At another service site—St. Stephen’s Youth Programs on Lenox Street at the Church of St. Augustine and St. Martin—student volunteers were helping with a variety of indoor projects like painting walls to make the space more inviting, cleaning out a room full of old items for a future game room and creating artwork to decorate the space.

St. Stephen’s Youth Programs is a Roxbury-based nonprofit that provides youth from five to 25 years old year-round academic and social and emotional support, enrichment activities, jobs for teenage participants and career coaching. 

Northeastern has been a longtime partner of St. Stephen’s, said Latasha Scott, director for middle school programming at the Lower Roxbury site.

“I love working with kids and I know how much impact you can have when they have positive environments and safe environments,” said Riley Price, a second-year Northeastern student, who signed up for the Service Day with her roommate Sophia Shaughnessy and was applying painter’s tape to a wall.

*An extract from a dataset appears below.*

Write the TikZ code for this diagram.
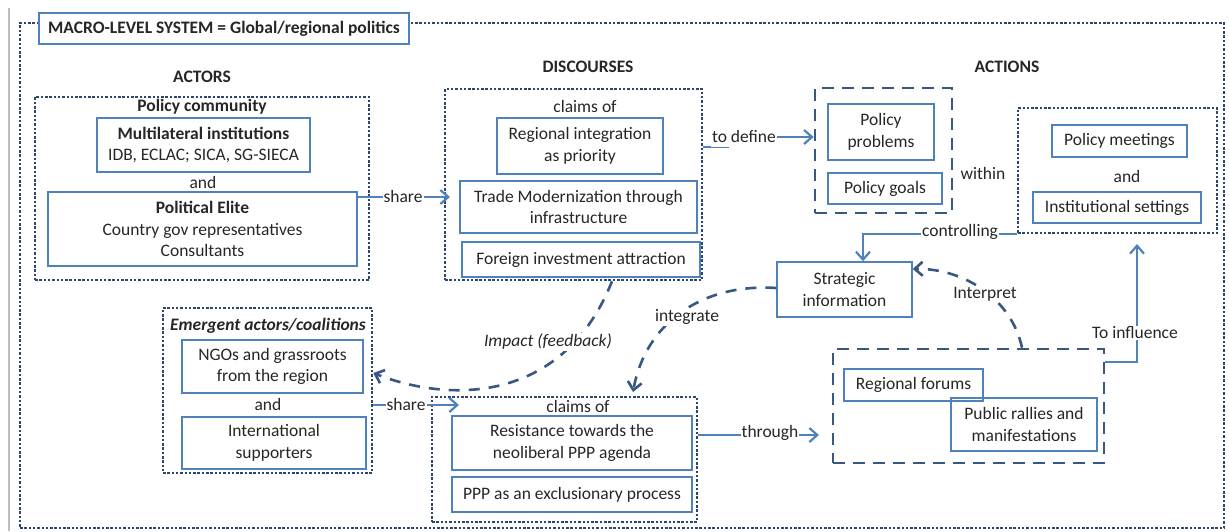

Price said she was intrigued by the organization as she herself was studying early childhood education and also wanted to see what volunteering with Northeastern’s community service and civic engagement department was like.

“It has been really cool,” she said. “I’m definitely very interested in getting more involved in the service aspects of it.”

It is important to realize that one is not just a university student but a part of this community, Price said, and to get out and see what the community might need.

Some other students were adding inspirational quotes and drawings on square canvases with acrylic paint, like, “You may encounter many defeats, but you must not be defeated” by Maya Angelou or, “Progress, not perfection.”

“What I want to say to these middle schoolers, because that’s the target audience here, is going to school you feel a lot of times like you are not getting anywhere because you’re at that awkward stage,” said Darryna Guy-Williams, a second-year student in the College of Engineering, drawing a bright lightbulb in the middle of her canvas. “No matter what you might think, shine and be yourself.”

“I just want to say thank you, because it’s big,” Scott said. “I really hope that they understand that this is bigger than just them. It is to serve the greater good.”

She invited the volunteers to come back and spend time with the children.

Besides the Service Day, the office of community service and civic engagement offers semester- and year-long volunteering opportunities and shorter alternative breaks with community organizations that address critical social issues such as affordable housing, environmental conservation, youth education and sustainable agriculture.

This fall students will go on the alternative breaks to three places during the Veterans Day weekend: an animal sanctuary in New York, to Maine to do some food security work and to Prescott farms in New Hampshire to do some environmental work, Sullivan said.

The department is planning 10 trips both within the U.S. and abroad for the alternative spring break. 

“We’re recruiting participants for all of those right now,” Sullivan said. “In January, we will start recruiting again for our community volunteers program, which is  semester-long, weekly volunteering in Boston with a number of different sites.”